Other points of interest from the speeches included some fairly lewd references to Deputy PM Suthep. One of the speakers delighted in speaking of Suthep’s apparent appetite for multiple sexual partners, including apparently his current secretary. This reminded me of some of the references on the Bangkok stages to Prem’s sexual inclinations, and is an interesting by-line to fairly common Red Shirt discourse (recall earlier the reference to breaking up the gay parade…). Indeed, lewdness and humour were surprising parts of the performances. The crowd was rather amused when one of the speakers belittled the Bangkok police and soldiers on the basis that ‘they can’t eat sticky rice and we can!’ I was further amused when the decades old (but recently concluded) case of the Thai national who stole a diamond from Saudi Arabia (the ‘Blue Diamond’ affair) was raised as evidence that the current government was incompetent.

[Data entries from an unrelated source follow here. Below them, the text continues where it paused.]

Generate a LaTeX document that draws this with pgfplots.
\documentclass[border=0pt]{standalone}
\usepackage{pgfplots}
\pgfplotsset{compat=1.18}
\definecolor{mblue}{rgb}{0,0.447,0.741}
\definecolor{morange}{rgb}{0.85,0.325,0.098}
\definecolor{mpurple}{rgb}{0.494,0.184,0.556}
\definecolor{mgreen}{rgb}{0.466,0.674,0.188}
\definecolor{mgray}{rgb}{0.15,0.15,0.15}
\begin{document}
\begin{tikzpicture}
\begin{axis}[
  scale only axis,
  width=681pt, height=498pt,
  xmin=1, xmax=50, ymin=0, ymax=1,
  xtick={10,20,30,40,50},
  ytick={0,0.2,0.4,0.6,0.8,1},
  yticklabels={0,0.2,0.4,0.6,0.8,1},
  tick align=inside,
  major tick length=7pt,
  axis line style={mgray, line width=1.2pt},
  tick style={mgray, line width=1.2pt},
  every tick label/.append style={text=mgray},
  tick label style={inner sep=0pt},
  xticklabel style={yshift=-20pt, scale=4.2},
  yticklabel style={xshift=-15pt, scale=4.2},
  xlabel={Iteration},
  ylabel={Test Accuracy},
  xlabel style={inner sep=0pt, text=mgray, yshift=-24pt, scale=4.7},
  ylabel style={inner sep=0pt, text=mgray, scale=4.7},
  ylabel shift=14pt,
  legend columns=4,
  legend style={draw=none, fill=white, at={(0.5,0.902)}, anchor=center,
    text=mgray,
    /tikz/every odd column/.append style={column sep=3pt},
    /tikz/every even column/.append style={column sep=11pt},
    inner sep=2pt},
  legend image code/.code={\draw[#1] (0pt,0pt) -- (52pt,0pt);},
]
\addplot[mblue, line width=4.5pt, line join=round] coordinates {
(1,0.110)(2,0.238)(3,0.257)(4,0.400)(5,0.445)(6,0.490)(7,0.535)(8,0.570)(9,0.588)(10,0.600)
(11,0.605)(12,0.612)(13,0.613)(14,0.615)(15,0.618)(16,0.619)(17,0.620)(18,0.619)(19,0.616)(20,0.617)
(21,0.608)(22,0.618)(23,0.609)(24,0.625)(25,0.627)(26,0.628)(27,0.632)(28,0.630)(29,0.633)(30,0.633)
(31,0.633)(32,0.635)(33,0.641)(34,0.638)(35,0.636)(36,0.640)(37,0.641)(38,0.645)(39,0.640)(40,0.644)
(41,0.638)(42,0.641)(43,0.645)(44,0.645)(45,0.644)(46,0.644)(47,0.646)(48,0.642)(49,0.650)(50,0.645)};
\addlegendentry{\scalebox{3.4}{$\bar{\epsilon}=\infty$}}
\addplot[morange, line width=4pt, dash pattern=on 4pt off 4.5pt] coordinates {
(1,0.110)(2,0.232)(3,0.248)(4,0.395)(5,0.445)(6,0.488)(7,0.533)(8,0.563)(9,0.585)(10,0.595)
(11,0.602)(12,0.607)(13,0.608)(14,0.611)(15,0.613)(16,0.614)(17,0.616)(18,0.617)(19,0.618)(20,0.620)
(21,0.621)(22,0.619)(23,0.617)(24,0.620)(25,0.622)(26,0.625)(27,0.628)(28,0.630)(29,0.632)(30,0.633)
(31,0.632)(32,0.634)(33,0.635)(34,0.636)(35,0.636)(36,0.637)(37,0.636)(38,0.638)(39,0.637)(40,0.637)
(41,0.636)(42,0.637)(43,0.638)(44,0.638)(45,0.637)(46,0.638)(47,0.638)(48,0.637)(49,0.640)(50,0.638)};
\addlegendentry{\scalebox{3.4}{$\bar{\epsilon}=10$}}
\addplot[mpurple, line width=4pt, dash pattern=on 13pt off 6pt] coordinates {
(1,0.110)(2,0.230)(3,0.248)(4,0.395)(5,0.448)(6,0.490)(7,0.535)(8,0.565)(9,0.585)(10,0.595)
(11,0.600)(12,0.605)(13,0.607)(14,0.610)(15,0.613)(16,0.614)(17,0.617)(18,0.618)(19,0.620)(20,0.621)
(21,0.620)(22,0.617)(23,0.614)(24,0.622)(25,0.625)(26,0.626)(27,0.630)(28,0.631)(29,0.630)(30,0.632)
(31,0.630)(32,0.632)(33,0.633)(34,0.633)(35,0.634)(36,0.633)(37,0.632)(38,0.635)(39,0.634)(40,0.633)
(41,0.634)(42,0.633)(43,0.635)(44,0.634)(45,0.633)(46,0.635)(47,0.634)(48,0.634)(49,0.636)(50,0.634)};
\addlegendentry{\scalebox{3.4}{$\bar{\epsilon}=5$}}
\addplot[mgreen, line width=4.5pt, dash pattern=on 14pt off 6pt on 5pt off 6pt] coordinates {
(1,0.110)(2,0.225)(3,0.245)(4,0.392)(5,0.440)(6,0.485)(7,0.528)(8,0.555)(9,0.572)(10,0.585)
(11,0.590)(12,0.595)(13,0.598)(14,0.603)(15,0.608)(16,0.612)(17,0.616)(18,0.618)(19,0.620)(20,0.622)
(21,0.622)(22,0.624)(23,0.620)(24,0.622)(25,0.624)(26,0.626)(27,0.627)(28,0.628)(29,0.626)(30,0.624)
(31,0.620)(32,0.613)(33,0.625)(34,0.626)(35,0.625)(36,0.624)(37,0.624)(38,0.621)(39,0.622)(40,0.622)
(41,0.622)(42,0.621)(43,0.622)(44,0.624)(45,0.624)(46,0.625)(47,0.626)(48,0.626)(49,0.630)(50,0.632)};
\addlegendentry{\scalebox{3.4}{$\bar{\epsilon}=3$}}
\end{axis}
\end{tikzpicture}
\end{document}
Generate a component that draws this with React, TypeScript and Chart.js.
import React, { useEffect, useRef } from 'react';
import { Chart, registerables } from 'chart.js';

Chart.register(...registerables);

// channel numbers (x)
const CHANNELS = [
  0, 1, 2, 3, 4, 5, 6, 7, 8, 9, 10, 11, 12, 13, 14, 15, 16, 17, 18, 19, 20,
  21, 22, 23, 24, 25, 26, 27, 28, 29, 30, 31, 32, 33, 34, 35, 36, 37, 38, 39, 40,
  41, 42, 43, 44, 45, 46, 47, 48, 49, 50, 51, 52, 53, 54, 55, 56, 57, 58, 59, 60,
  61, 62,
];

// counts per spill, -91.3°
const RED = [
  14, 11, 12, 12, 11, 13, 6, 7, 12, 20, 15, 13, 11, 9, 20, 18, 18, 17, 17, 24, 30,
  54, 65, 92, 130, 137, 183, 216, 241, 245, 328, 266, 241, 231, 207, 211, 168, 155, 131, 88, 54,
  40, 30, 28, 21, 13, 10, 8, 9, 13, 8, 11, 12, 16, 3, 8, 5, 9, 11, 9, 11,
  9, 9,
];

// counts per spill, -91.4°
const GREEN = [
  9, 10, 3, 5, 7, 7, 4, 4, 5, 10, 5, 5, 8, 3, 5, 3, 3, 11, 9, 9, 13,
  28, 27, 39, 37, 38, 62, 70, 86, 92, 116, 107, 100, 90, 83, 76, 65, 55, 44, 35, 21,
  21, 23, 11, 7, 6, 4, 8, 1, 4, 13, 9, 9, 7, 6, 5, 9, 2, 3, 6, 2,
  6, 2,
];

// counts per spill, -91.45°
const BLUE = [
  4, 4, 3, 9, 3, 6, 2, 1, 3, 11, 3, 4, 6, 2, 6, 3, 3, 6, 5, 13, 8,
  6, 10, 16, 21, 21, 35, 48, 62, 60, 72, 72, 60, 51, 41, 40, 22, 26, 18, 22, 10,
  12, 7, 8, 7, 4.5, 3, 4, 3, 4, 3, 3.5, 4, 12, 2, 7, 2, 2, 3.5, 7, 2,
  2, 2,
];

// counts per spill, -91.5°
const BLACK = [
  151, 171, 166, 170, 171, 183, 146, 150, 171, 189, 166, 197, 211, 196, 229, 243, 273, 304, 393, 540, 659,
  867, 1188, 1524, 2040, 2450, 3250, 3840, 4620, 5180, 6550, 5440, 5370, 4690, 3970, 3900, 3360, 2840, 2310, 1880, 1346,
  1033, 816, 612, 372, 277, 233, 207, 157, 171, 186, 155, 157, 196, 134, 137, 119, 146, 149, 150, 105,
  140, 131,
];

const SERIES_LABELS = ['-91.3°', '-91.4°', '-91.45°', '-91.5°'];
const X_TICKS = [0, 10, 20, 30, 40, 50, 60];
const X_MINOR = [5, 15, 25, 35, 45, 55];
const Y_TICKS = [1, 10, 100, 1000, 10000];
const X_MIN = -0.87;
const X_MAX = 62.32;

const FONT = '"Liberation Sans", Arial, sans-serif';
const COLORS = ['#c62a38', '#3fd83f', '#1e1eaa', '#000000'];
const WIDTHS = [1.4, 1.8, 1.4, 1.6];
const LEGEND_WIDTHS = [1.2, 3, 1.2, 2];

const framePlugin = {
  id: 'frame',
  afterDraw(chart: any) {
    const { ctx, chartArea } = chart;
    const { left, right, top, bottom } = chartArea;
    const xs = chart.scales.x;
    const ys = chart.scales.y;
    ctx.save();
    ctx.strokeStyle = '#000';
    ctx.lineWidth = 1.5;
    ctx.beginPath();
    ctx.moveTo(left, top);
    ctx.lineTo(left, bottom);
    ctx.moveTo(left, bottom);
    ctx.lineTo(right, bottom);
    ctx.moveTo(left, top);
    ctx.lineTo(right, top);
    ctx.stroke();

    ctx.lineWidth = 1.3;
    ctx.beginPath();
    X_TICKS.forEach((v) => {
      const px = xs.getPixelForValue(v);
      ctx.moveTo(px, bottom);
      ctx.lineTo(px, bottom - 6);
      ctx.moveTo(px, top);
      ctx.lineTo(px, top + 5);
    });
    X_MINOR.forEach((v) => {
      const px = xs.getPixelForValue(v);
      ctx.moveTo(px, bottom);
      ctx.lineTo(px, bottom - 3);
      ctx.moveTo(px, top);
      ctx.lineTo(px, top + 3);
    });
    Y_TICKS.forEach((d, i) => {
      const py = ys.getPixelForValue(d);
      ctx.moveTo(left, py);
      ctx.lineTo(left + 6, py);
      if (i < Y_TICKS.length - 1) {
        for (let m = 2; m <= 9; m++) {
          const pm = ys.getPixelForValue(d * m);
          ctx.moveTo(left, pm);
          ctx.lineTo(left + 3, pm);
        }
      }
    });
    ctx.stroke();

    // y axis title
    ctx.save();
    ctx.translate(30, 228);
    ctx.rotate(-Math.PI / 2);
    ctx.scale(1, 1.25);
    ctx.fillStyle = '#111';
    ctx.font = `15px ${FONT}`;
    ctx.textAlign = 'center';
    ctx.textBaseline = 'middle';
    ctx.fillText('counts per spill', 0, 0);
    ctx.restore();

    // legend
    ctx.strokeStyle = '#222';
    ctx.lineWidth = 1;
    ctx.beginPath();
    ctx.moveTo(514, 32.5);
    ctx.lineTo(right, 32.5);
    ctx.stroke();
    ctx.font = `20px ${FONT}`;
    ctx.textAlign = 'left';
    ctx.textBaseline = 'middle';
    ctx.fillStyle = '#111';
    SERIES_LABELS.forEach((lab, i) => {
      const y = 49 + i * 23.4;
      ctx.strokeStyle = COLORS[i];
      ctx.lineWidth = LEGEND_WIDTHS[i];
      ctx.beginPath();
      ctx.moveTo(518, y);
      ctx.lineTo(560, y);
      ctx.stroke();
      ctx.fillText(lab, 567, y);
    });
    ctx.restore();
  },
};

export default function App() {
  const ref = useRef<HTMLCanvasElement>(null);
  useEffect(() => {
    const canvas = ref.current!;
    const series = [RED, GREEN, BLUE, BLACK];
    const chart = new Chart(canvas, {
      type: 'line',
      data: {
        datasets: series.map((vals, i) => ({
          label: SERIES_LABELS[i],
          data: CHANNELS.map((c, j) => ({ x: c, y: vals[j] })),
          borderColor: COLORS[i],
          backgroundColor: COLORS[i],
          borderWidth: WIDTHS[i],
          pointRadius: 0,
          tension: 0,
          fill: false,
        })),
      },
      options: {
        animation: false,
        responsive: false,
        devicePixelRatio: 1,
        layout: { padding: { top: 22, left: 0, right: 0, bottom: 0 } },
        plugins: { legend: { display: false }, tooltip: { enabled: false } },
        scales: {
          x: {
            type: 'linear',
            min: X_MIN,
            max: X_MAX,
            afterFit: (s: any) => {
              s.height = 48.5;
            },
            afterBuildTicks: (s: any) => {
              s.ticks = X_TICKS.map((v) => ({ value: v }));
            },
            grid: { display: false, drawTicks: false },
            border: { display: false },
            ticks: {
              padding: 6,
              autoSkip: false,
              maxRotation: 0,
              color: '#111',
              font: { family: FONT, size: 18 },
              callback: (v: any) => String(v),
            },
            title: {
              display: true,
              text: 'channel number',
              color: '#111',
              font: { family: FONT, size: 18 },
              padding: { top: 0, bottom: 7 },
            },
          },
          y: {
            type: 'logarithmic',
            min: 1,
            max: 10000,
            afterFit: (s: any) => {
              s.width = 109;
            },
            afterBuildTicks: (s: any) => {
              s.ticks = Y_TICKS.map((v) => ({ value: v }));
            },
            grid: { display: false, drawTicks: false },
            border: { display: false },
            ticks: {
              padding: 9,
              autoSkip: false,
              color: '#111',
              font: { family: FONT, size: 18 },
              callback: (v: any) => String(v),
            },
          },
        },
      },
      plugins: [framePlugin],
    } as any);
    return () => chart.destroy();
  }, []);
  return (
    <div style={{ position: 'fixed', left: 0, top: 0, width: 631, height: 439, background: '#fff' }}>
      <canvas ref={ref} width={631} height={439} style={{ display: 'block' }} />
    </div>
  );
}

Ominously, speakers claimed that more than the reported 20 people were killed. And yet despite this reality, the night’s activities felt oddly detached from the frantic events of 24-hours earlier. Questions might be asked as to why such a small turn-out in a purported ‘Red stronghold’, and why such little urgency amongst the crowd or speakers. There was little talk of the future or of ‘what now?’ There was precious little discussion of Saturday night, and any outrage that was displayed seemed formulaic — a stylized rendering of crowd responses to incitements from the stage. Despite the adequate performances delivered (by both crowd and speakers), it is clear that Chiang Mai is but a sideshow at present, with the serious business remaining to be played out on center stage in Bangkok.